If Isaac Asimov Had Named The Smartphone, He Might Have Called It The “Pocket Computer Mark II”
The sci-fi author correctly predicted a number of innovations that have come to pass
From one perspective, Isaac Asimov wasn’t really a novelist. He was more a futurist who also wrote novels.
It’s hard to say which caused which, though: Asimov’s interest in science fiction, or his love of science. But they certainly shaped each other, write Matthew Holmes and Lindley Homol for Penn State’s books blog. Asimov was born in Petrovichi, Russia on this day in 1920. His family moved to Brooklyn when he was three, and his parents ran a candy store, where he was first exposed to the luridly-colored science fiction magazines that would steer him toward his life’s work.
Today, Asimov is best-known for the science fiction that he started writing and publishing while still in his teens. Together with Robert Heinlein, he was one of the big science fiction writers of the midcentury who crafted “future history,” what today we would probably call speculative fiction.
The ethical questions of artificial intelligence and proper robotic behavior his Robot series of novels explores seem particularly relevant today, though, as Erik van Rheenen notes for Mental Floss, in a speculative essay Asimov also predicted postmodern boredom, wireless technology and automation.
But although the writer’s predictions seem astute, and he did have a strong scientific background, even he admitted that the technologies he imagined weren’t all ones he could have designed. In a lecture given to NASA in 1985, Asimov mentioned one idea that had come to pass:
Back in 1950, in a passage that was eventually published as the first section of my book Foundation, I had my protagonist pull out a pocket computer. I didn’t call it a pocket computer, I called it a “tabulator pad.”
By 1959, he did use the phrase "pocket computer," which appeared in a short story. Decades later, he said, somebody mentioned the idea to him and asked why he hadn’t patented it. After all, he could have made millions. His response boiled down to saying he only described what a pocket computer would look like, not how it would work. “I’ll be frank,” he said, “to this day I don’t know what is inside. I have evolved a theory; I think it’s a very clever cockroach.”

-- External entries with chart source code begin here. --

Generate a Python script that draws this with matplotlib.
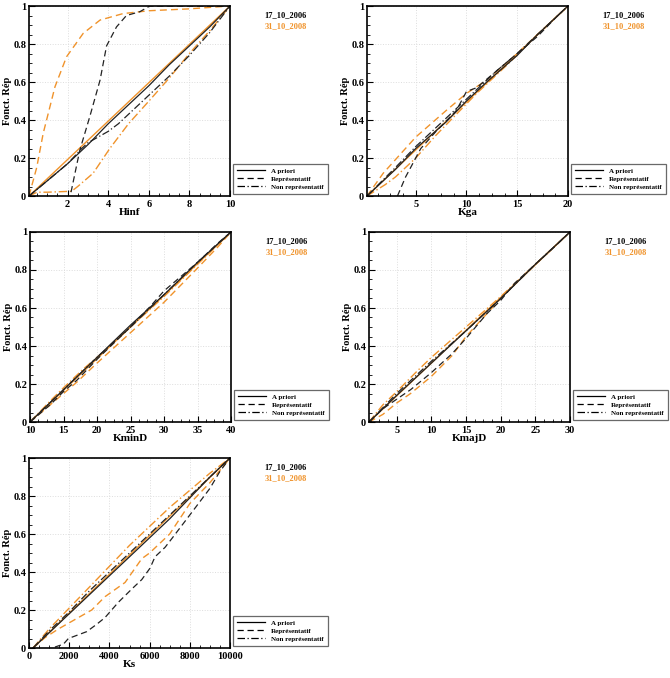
import matplotlib
matplotlib.use('Agg')
import matplotlib.pyplot as plt
from matplotlib.ticker import AutoMinorLocator
from matplotlib.lines import Line2D

plt.rcParams['font.family'] = ['Liberation Serif', 'DejaVu Serif']
plt.rcParams['font.weight'] = 'bold'

ORANGE = '#F0932B'

# ---- Hinf ----
hinf_apriori_06_x = [0.1, 1, 2, 3, 4, 5, 6, 7, 8, 9, 10]
hinf_apriori_06_y = [0.0, 0.08, 0.17, 0.27, 0.38, 0.48, 0.58, 0.69, 0.79, 0.89, 1.0]
hinf_apriori_08_x = [0.1, 10]
hinf_apriori_08_y = [0.0, 1.0]
hinf_rep_06_x = [2.17, 2.6, 3.1, 3.6, 3.92, 4.41, 4.9, 5.56, 6.05, 10]
hinf_rep_06_y = [0.02, 0.24, 0.42, 0.61, 0.79, 0.89, 0.95, 0.97, 1.0, 1.0]
hinf_rep_08_x = [0.1, 0.48, 0.8, 1.38, 1.95, 2.77, 3.6, 4.73, 6, 8, 10]
hinf_rep_08_y = [0.0, 0.15, 0.33, 0.575, 0.733, 0.856, 0.926, 0.96, 0.975, 0.985, 1.0]
hinf_non_06_x = [0.1, 1, 2, 2.7, 3, 3.5, 4, 4.5, 5, 5.5, 6, 6.5, 7, 8, 9, 10]
hinf_non_06_y = [0.0, 0.08, 0.17, 0.25, 0.28, 0.31, 0.34, 0.38, 0.43, 0.48, 0.53, 0.58, 0.63, 0.74, 0.86, 1.0]
hinf_non_08_x = [0.1, 0.5, 1, 2.2, 2.5, 3.26, 4.08, 5, 6.05, 7, 8, 9, 10]
hinf_non_08_y = [0.0, 0.02, 0.02, 0.025, 0.05, 0.12, 0.25, 0.38, 0.505, 0.62, 0.75, 0.87, 1.0]

# ---- Kga ----
kga_apriori_06_x = [0.2, 3, 5, 8, 10, 12, 15, 17, 20]
kga_apriori_06_y = [0.0, 0.14, 0.25, 0.39, 0.5, 0.6, 0.74, 0.85, 1.0]
kga_apriori_08_x = [0.2, 20]
kga_apriori_08_y = [0.0, 1.0]
kga_rep_06_x = [3.2, 4, 5, 5.5, 7, 9, 10, 11, 13, 15, 17, 19, 20]
kga_rep_06_y = [0.0, 0.1, 0.2, 0.25, 0.34, 0.45, 0.55, 0.57, 0.66, 0.75, 0.84, 0.95, 1.0]
kga_rep_08_x = [0.2, 1.8, 5, 8, 10, 12, 15, 18, 20]
kga_rep_08_y = [0.0, 0.12, 0.31, 0.45, 0.54, 0.61, 0.75, 0.9, 1.0]
kga_non_06_x = [0.2, 3, 5, 7, 9, 11, 13, 15, 17, 20]
kga_non_06_y = [0.0, 0.15, 0.26, 0.36, 0.46, 0.56, 0.66, 0.75, 0.85, 1.0]
kga_non_08_x = [0.2, 2, 3, 5, 7, 9, 11, 14, 17, 20]
kga_non_08_y = [0.0, 0.06, 0.1, 0.2, 0.32, 0.43, 0.54, 0.69, 0.85, 1.0]

# ---- KminD ----
kmin_apriori_06_x = [10, 15, 20, 25, 30, 35, 40]
kmin_apriori_06_y = [0.0, 0.17, 0.34, 0.51, 0.67, 0.84, 1.0]
kmin_apriori_08_x = [10, 40]
kmin_apriori_08_y = [0.0, 1.0]
kmin_rep_06_x = [10, 13, 15, 17, 20, 25, 28, 30, 33, 35, 38, 40]
kmin_rep_06_y = [0.0, 0.09, 0.16, 0.22, 0.33, 0.5, 0.61, 0.69, 0.78, 0.84, 0.94, 1.0]
kmin_rep_08_x = [10, 13, 17, 20, 25, 30, 35, 38, 40]
kmin_rep_08_y = [0.0, 0.09, 0.21, 0.31, 0.47, 0.63, 0.81, 0.92, 1.0]
kmin_non_06_x = [10, 15, 20, 25, 30, 35, 40]
kmin_non_06_y = [0.0, 0.17, 0.34, 0.5, 0.67, 0.84, 1.0]
kmin_non_08_x = [10, 13, 15, 18, 20, 25, 30, 35, 40]
kmin_non_08_y = [0.0, 0.11, 0.18, 0.28, 0.34, 0.5, 0.66, 0.83, 1.0]

# ---- KmajD ----
kmaj_apriori_06_x = [1, 5, 10, 15, 20, 25, 30]
kmaj_apriori_06_y = [0.0, 0.14, 0.31, 0.48, 0.65, 0.83, 1.0]
kmaj_apriori_08_x = [1, 30]
kmaj_apriori_08_y = [0.0, 1.0]
kmaj_rep_06_x = [1, 3, 5, 7, 10, 13, 15, 18, 20, 22, 25, 28, 30]
kmaj_rep_06_y = [0.0, 0.07, 0.12, 0.17, 0.26, 0.36, 0.44, 0.57, 0.64, 0.73, 0.83, 0.93, 1.0]
kmaj_rep_08_x = [1, 3, 5, 7, 10, 13, 15, 18, 20, 25, 30]
kmaj_rep_08_y = [0.0, 0.04, 0.1, 0.15, 0.24, 0.35, 0.45, 0.57, 0.65, 0.83, 1.0]
kmaj_non_06_x = [1, 5, 10, 15, 20, 25, 30]
kmaj_non_06_y = [0.0, 0.15, 0.32, 0.48, 0.65, 0.83, 1.0]
kmaj_non_08_x = [1, 3, 5, 8, 10, 15, 20, 25, 30]
kmaj_non_08_y = [0.0, 0.09, 0.16, 0.27, 0.34, 0.5, 0.66, 0.83, 1.0]

# ---- Ks ----
ks_apriori_06_x = [200, 1000, 2000, 3000, 4000, 5000, 6000, 7000, 8000, 9000, 10000]
ks_apriori_06_y = [0.0, 0.08, 0.18, 0.28, 0.38, 0.48, 0.58, 0.68, 0.79, 0.9, 1.0]
ks_apriori_08_x = [200, 10000]
ks_apriori_08_y = [0.0, 1.0]
ks_rep_06_x = [1290, 1710, 1960, 2870, 3370, 3780, 4440, 5110, 5610, 6020, 6270, 6770, 7100, 8000, 9000, 9500, 10000]
ks_rep_06_y = [0.005, 0.02, 0.05, 0.086, 0.125, 0.16, 0.24, 0.31, 0.36, 0.42, 0.48, 0.53, 0.575, 0.7, 0.84, 0.93, 1.0]
ks_rep_08_x = [200, 800, 1460, 2290, 3120, 3780, 4780, 5610, 6000, 7000, 8000, 9000, 10000]
ks_rep_08_y = [0.0, 0.055, 0.1, 0.15, 0.2, 0.27, 0.345, 0.47, 0.5, 0.6, 0.76, 0.87, 1.0]
ks_non_06_x = [200, 1000, 2000, 3000, 4000, 5000, 6000, 7000, 8000, 9000, 10000]
ks_non_06_y = [0.0, 0.09, 0.19, 0.3, 0.4, 0.5, 0.6, 0.7, 0.8, 0.9, 1.0]
ks_non_08_x = [200, 1000, 2000, 3000, 4000, 5000, 6000, 7000, 8000, 9000, 10000]
ks_non_08_y = [0.0, 0.1, 0.21, 0.32, 0.43, 0.54, 0.64, 0.74, 0.83, 0.92, 1.0]

panels = [
    ('Hinf', (0.1, 10), [2, 4, 6, 8, 10],
     [(hinf_apriori_06_x, hinf_apriori_06_y), (hinf_rep_06_x, hinf_rep_06_y), (hinf_non_06_x, hinf_non_06_y)],
     [(hinf_apriori_08_x, hinf_apriori_08_y), (hinf_rep_08_x, hinf_rep_08_y), (hinf_non_08_x, hinf_non_08_y)]),
    ('Kga', (0.2, 20), [5, 10, 15, 20],
     [(kga_apriori_06_x, kga_apriori_06_y), (kga_rep_06_x, kga_rep_06_y), (kga_non_06_x, kga_non_06_y)],
     [(kga_apriori_08_x, kga_apriori_08_y), (kga_rep_08_x, kga_rep_08_y), (kga_non_08_x, kga_non_08_y)]),
    ('KminD', (10, 40), [10, 15, 20, 25, 30, 35, 40],
     [(kmin_apriori_06_x, kmin_apriori_06_y), (kmin_rep_06_x, kmin_rep_06_y), (kmin_non_06_x, kmin_non_06_y)],
     [(kmin_apriori_08_x, kmin_apriori_08_y), (kmin_rep_08_x, kmin_rep_08_y), (kmin_non_08_x, kmin_non_08_y)]),
    ('KmajD', (1, 30), [5, 10, 15, 20, 25, 30],
     [(kmaj_apriori_06_x, kmaj_apriori_06_y), (kmaj_rep_06_x, kmaj_rep_06_y), (kmaj_non_06_x, kmaj_non_06_y)],
     [(kmaj_apriori_08_x, kmaj_apriori_08_y), (kmaj_rep_08_x, kmaj_rep_08_y), (kmaj_non_08_x, kmaj_non_08_y)]),
    ('Ks', (0, 10000), [0, 2000, 4000, 6000, 8000, 10000],
     [(ks_apriori_06_x, ks_apriori_06_y), (ks_rep_06_x, ks_rep_06_y), (ks_non_06_x, ks_non_06_y)],
     [(ks_apriori_08_x, ks_apriori_08_y), (ks_rep_08_x, ks_rep_08_y), (ks_non_08_x, ks_non_08_y)]),
]

legend_labels = ['A priori', 'Représentatif', 'Non représentatif']
styles = ['-', (0, (5, 3)), (0, (6, 2, 1, 2))]

# axes rectangles (pixel positions of the top-left corner, 201x190 px each)
W, H = 670, 678
boxes = [(29, 6), (367, 6), (30, 232), (369, 232), (29, 458)]

fig = plt.figure(figsize=(W / 100, H / 100), dpi=100)

for (name, xlim, xticks, s06, s08), (px, py) in zip(panels, boxes):
    ax = fig.add_axes([px / W, 1 - (py + 190) / H, 201 / W, 190 / H])
    for (x, y), ls in zip(s08, styles):
        ax.plot(x, y, color=ORANGE, linestyle=ls, linewidth=1.0)
    for (x, y), ls in zip(s06, styles):
        ax.plot(x, y, color='#222222', linestyle=ls, linewidth=0.9)
    ax.set_xlim(*xlim)
    ax.set_ylim(0, 1)
    ax.set_xticks(xticks)
    ax.set_yticks([0, 0.2, 0.4, 0.6, 0.8, 1])
    ax.set_yticklabels(['0', '0.2', '0.4', '0.6', '0.8', '1'])
    ax.xaxis.set_minor_locator(AutoMinorLocator(4))
    ax.yaxis.set_minor_locator(AutoMinorLocator(4))
    ax.tick_params(which='both', direction='in', labelsize=7.5)
    ax.tick_params(axis='y', pad=2)
    ax.tick_params(axis='x', pad=3)
    ax.tick_params(which='major', length=4, width=0.8)
    ax.tick_params(which='minor', length=2, width=0.6)
    for lbl in ax.get_xticklabels() + ax.get_yticklabels():
        lbl.set_fontweight('bold')
    ax.grid(True, which='major', linestyle=':', color='#dddddd', linewidth=0.7)
    for sp in ax.spines.values():
        sp.set_linewidth(1.2)
    ax.set_xlabel(name, fontsize=8, fontweight='bold', labelpad=-1)
    ax.set_ylabel('Fonct. Rép', fontsize=7.5, fontweight='bold', labelpad=1)

    handles = [Line2D([], [], color='black', linestyle=ls, linewidth=0.9) for ls in styles]
    leg = ax.legend(handles, legend_labels, loc='lower left', bbox_to_anchor=(1.005, 0.0),
                    fontsize=5, frameon=True, fancybox=False, edgecolor='#444444',
                    handlelength=4.0, borderpad=0.6, labelspacing=0.3, handletextpad=0.9,
                    borderaxespad=0.3)
    leg.get_frame().set_linewidth(0.9)

    ax.text(1.17, 0.95, '17_10_2006', transform=ax.transAxes, fontsize=6, fontweight='bold',
            color='black', va='center')
    ax.text(1.17, 0.895, '31_10_2008', transform=ax.transAxes, fontsize=6, fontweight='bold',
            color=ORANGE, va='center')

fig.savefig('out.png', dpi=100)
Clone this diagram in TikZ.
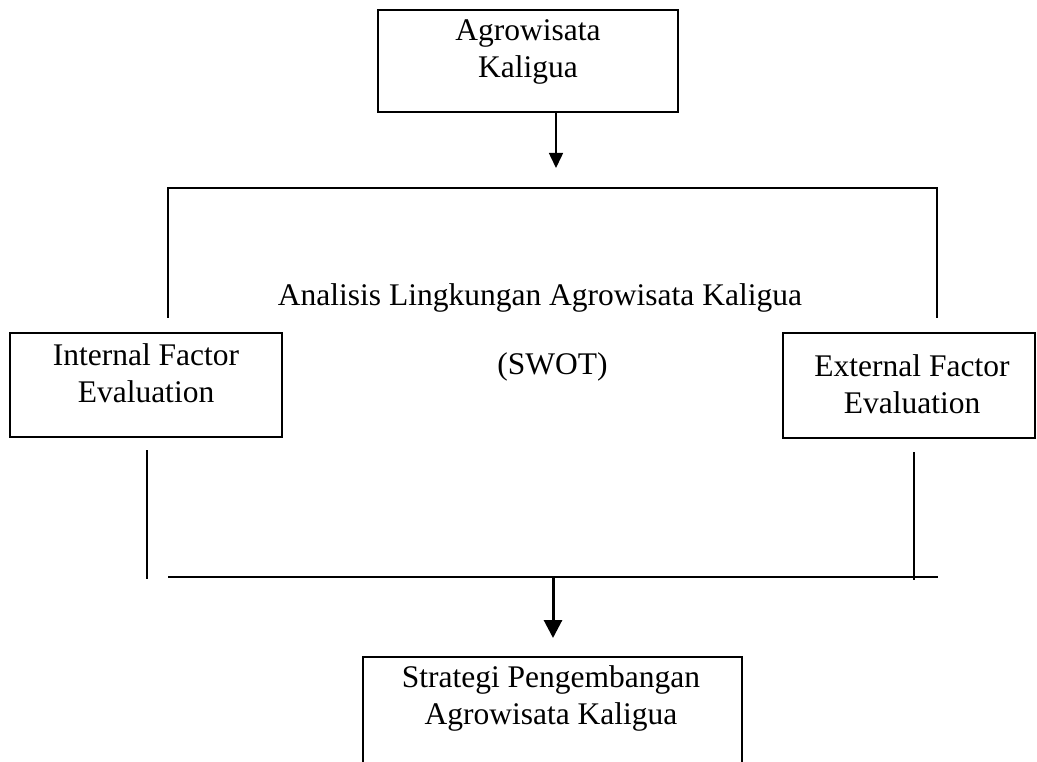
\documentclass[tikz,border=0pt]{standalone}
\usepackage{fontspec}
\setmainfont{Liberation Serif}
\usetikzlibrary{arrows.meta}
\begin{document}
\begin{tikzpicture}[x=1pt,y=-1pt,
  box/.style={draw,line width=2.8pt,inner sep=0pt},
  txt/.style={align=center,inner sep=0pt,font=\fontsize{31.5}{37}\selectfont},
  ln/.style={line width=2.8pt},
  thin/.style={line width=2pt}]
\useasboundingbox (0,0) rectangle (1037,762);
% top box
\node[box,minimum width=300pt,minimum height=102pt] (top) at (528,61) {};
\node[txt] (toptxt) at (528,52) {Agrowisata\\Kaligua};
\coordinate (a1) at (556,168);
\draw[line width=1.5pt,-{Triangle[length=15pt,width=14pt]}] (top.south -| a1) -- (a1);
% bracket
\coordinate (bl) at (168,318);
\coordinate (blt) at (168,188);
\coordinate (brt) at (937,188);
\coordinate (br) at (937,318);
\draw[ln] (bl) -- (blt) -- (brt) -- (br);
\node[txt] (anal) at (540,298) {Analisis Lingkungan Agrowisata Kaligua};
\node[txt] (swot) at (552.5,367) {(SWOT)};
% side boxes
\node[box,minimum width=272pt,minimum height=104pt] (ife) at (146,385) {};
\node[txt] (ifetxt) at (146,373.5) {Internal Factor\\Evaluation};
\node[box,minimum width=252pt,minimum height=105pt] (efe) at (909,385.5) {};
\node[txt] (efetxt) at (912,384.5) {External Factor\\Evaluation};
% lower lines
\coordinate (lv1) at (147,450);
\coordinate (lv2) at (147,579);
\draw[thin] (lv1) -- (lv2);
\coordinate (rv1) at (914,452);
\coordinate (rv2) at (914,580);
\draw[thin] (rv1) -- (rv2);
\coordinate (h1) at (168,577);
\coordinate (h2) at (938,577);
\draw[thin] (h1) -- (h2);
\coordinate (a2s) at (553,577);
\coordinate (a2e) at (553,638);
\draw[line width=3pt,-{Triangle[length=18pt,width=18pt]}] (a2s) -- (a2e);
% bottom box (open at bottom)
\coordinate (bb1) at (363,765);
\coordinate (bb2) at (363,657);
\coordinate (bb3) at (742,657);
\coordinate (bb4) at (742,765);
\draw[ln] (bb1) -- (bb2) -- (bb3) -- (bb4);
\node[txt] (strat) at (551,698.5) {Strategi Pengembangan\\Agrowisata Kaligua};
\end{tikzpicture}
\end{document}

That first reference isn’t the only time the pocket computer appeared in his writing. By the time of that lecture, though, Asimov had witnessed the birth of the real pocket computer. As Jake Rossen writes for Mental Floss, three years before, Radio Shack—seeing an opportunity, one imagines—supplied Asimov with their Tandy TRS-80 Model II microcomputer. Asimov, who loved his typewriter, wasn’t impressed, he writes. “The various boxes sat, unopened, until a Radio Shack employee arrived a week later to set up the equipment in the corner of Asimov’s living room.”
When he did get into the technology, though, Asimov became part of the future he’d only written about before, by appearing in Radio Shack ads to endorse their pocket computer.